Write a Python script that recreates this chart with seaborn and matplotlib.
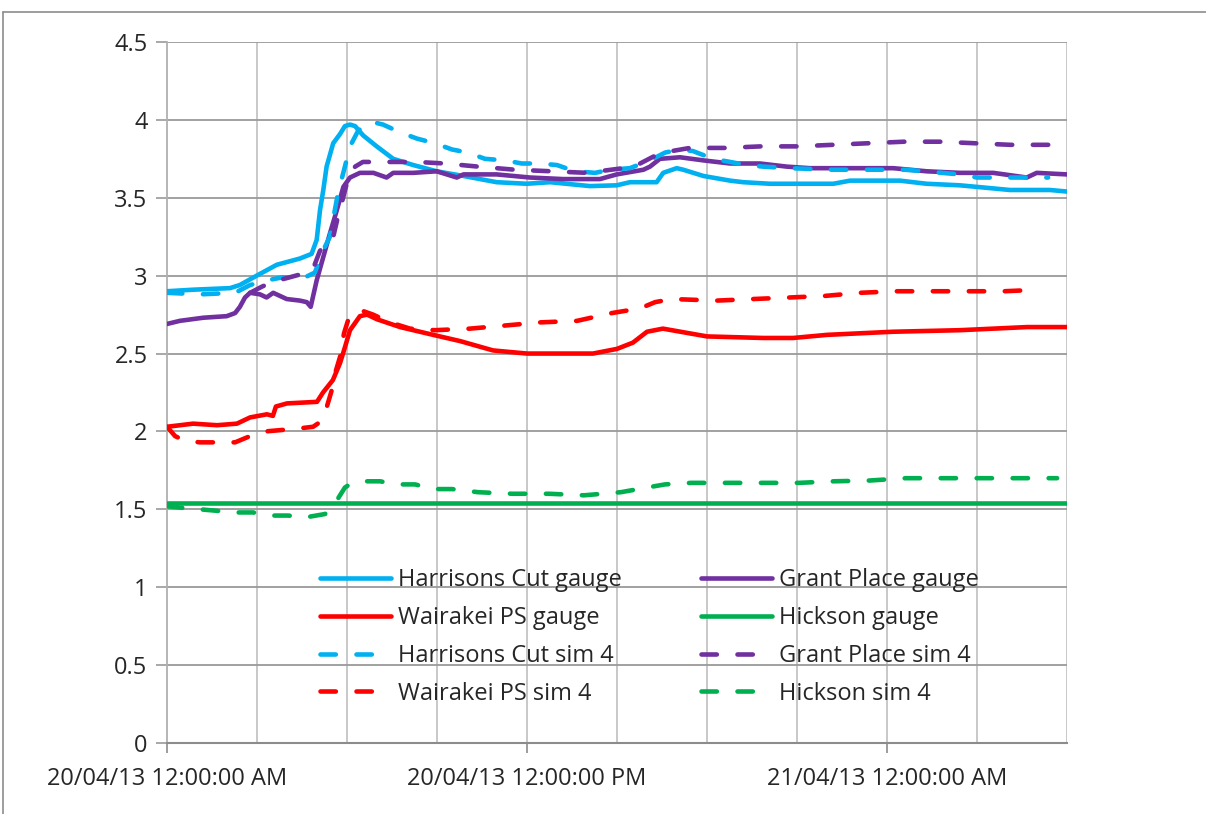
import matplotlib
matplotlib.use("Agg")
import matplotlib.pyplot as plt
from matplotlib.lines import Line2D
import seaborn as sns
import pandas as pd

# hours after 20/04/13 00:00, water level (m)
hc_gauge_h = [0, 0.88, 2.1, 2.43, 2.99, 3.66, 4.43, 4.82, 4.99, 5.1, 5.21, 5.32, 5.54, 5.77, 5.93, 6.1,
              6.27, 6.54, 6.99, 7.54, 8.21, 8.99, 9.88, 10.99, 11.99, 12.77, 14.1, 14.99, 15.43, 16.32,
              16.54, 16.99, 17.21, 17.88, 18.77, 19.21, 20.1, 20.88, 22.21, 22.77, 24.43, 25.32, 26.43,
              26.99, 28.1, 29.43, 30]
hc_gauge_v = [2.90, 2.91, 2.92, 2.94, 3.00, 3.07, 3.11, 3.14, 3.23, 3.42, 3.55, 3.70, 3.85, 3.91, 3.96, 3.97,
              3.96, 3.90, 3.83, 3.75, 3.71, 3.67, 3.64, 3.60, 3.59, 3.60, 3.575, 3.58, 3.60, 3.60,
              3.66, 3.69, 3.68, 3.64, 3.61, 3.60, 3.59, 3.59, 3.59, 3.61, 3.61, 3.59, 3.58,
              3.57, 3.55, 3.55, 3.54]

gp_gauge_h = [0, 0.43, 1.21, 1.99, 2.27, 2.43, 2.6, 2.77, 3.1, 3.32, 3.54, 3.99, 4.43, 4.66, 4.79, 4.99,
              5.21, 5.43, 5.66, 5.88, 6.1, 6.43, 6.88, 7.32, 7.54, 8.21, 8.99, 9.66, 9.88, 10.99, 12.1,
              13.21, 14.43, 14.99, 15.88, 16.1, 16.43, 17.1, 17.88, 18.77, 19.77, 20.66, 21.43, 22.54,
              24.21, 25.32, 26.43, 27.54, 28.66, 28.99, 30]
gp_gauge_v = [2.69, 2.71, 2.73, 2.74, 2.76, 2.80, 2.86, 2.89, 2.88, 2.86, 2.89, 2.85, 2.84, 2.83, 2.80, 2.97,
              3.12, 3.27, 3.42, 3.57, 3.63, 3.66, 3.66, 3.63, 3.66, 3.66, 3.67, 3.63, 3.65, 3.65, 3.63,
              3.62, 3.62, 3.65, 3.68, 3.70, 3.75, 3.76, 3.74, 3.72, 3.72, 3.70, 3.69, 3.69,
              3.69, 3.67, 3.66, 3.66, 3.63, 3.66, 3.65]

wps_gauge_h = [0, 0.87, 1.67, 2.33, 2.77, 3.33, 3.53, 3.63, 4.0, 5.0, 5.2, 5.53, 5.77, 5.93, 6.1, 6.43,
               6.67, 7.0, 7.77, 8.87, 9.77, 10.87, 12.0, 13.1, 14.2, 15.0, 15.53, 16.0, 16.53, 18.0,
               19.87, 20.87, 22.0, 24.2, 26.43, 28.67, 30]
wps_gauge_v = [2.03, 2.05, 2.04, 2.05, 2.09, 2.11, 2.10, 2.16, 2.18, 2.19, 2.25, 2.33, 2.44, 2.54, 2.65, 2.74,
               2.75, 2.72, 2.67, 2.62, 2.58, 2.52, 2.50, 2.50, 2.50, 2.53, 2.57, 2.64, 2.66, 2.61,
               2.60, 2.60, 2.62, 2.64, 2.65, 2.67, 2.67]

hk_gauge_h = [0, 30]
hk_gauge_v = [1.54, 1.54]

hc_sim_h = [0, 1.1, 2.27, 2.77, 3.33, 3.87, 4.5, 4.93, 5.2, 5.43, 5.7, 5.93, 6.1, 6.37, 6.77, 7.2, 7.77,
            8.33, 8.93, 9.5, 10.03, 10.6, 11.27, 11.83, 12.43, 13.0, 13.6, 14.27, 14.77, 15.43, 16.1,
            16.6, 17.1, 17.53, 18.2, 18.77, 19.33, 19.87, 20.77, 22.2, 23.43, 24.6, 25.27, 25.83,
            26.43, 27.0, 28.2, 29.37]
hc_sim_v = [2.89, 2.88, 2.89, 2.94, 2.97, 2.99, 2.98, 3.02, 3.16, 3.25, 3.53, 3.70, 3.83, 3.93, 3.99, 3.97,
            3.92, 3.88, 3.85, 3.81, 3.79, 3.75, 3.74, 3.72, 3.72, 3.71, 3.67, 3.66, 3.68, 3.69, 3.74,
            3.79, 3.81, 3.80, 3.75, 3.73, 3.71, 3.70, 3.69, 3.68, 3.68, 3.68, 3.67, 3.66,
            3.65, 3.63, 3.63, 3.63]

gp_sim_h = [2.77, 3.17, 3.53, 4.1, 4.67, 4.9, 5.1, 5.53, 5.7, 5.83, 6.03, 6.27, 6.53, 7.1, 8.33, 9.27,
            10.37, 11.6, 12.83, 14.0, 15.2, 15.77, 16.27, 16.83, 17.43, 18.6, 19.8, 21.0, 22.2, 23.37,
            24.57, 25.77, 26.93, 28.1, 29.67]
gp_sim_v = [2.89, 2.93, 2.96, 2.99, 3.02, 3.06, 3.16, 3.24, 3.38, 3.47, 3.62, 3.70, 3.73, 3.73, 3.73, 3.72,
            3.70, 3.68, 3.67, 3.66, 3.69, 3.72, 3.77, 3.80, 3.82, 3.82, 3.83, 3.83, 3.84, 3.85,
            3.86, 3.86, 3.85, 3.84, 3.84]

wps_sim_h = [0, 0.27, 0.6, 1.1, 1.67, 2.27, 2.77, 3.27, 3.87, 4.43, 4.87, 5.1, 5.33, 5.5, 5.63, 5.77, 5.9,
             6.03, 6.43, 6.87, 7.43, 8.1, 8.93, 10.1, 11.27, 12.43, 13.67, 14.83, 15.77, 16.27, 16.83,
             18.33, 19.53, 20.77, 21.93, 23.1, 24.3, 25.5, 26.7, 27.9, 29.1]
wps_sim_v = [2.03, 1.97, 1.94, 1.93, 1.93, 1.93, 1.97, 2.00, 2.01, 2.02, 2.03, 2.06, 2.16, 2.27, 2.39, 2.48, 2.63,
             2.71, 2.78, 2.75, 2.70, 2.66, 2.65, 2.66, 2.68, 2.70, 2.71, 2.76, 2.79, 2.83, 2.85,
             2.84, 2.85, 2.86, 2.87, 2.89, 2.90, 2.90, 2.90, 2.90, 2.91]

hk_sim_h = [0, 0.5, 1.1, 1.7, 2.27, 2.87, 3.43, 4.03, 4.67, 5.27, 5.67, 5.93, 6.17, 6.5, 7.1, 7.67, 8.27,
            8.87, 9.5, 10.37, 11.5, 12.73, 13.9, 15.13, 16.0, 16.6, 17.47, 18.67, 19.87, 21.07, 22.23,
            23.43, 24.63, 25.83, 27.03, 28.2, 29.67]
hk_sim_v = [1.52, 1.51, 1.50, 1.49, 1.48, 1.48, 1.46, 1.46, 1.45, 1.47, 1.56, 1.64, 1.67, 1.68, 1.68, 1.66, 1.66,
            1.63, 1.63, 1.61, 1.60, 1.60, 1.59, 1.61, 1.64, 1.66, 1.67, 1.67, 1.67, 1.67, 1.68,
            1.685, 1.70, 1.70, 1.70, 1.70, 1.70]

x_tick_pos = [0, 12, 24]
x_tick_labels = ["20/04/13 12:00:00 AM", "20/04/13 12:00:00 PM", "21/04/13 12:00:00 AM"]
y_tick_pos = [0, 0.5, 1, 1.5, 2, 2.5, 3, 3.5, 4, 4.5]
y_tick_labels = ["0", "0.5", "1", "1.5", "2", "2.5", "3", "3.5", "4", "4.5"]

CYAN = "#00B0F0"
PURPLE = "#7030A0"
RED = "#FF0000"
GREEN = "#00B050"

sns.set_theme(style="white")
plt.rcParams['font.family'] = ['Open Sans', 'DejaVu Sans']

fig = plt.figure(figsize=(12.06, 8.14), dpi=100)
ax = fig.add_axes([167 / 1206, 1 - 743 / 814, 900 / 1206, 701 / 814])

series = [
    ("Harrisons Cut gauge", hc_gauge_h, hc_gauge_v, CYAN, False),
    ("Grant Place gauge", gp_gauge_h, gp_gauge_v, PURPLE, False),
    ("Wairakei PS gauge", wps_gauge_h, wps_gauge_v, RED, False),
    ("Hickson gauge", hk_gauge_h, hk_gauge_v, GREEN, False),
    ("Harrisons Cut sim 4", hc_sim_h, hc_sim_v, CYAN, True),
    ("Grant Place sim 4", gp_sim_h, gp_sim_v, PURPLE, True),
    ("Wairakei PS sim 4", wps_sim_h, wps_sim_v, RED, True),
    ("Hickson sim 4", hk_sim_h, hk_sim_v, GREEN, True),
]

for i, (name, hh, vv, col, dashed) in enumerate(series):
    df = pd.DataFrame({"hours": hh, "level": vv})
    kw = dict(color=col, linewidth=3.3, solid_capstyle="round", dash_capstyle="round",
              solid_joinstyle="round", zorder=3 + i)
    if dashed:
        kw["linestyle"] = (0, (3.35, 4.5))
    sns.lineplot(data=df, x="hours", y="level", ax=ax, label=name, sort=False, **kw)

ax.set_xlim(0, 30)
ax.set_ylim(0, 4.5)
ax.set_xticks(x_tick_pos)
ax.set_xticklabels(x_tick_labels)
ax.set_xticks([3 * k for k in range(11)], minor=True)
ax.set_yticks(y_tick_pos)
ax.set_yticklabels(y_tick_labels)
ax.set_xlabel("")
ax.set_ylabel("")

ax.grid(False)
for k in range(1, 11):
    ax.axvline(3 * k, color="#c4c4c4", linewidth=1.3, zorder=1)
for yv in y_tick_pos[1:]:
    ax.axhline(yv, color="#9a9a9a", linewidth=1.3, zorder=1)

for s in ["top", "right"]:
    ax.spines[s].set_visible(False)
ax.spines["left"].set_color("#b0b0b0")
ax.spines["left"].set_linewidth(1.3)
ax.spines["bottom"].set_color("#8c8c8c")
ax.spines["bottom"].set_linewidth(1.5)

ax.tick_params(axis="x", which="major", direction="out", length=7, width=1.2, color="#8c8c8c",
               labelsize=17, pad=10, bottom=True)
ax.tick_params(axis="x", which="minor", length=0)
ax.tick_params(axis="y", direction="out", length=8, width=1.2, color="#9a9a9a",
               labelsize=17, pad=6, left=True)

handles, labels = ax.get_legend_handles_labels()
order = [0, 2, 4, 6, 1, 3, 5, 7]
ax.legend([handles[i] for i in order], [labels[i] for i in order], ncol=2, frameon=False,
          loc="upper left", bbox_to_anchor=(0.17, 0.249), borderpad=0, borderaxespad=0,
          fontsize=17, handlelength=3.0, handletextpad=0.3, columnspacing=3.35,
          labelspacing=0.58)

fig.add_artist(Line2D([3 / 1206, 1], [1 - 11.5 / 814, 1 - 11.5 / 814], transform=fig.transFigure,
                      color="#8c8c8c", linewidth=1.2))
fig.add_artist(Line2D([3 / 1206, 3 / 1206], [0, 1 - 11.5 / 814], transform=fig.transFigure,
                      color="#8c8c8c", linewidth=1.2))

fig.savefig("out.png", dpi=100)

────────

TASK INSTRUCTIONS
Return the material line for line, from its beginning to the line that contains "3.57, 3.55, 3.55, 3.54]", with the pictures left out.

FINAL ANSWER
Write a Python script that recreates this chart with seaborn and matplotlib.
import matplotlib
matplotlib.use("Agg")
import matplotlib.pyplot as plt
from matplotlib.lines import Line2D
import seaborn as sns
import pandas as pd

# hours after 20/04/13 00:00, water level (m)
hc_gauge_h = [0, 0.88, 2.1, 2.43, 2.99, 3.66, 4.43, 4.82, 4.99, 5.1, 5.21, 5.32, 5.54, 5.77, 5.93, 6.1,
              6.27, 6.54, 6.99, 7.54, 8.21, 8.99, 9.88, 10.99, 11.99, 12.77, 14.1, 14.99, 15.43, 16.32,
              16.54, 16.99, 17.21, 17.88, 18.77, 19.21, 20.1, 20.88, 22.21, 22.77, 24.43, 25.32, 26.43,
              26.99, 28.1, 29.43, 30]
hc_gauge_v = [2.90, 2.91, 2.92, 2.94, 3.00, 3.07, 3.11, 3.14, 3.23, 3.42, 3.55, 3.70, 3.85, 3.91, 3.96, 3.97,
              3.96, 3.90, 3.83, 3.75, 3.71, 3.67, 3.64, 3.60, 3.59, 3.60, 3.575, 3.58, 3.60, 3.60,
              3.66, 3.69, 3.68, 3.64, 3.61, 3.60, 3.59, 3.59, 3.59, 3.61, 3.61, 3.59, 3.58,
              3.57, 3.55, 3.55, 3.54]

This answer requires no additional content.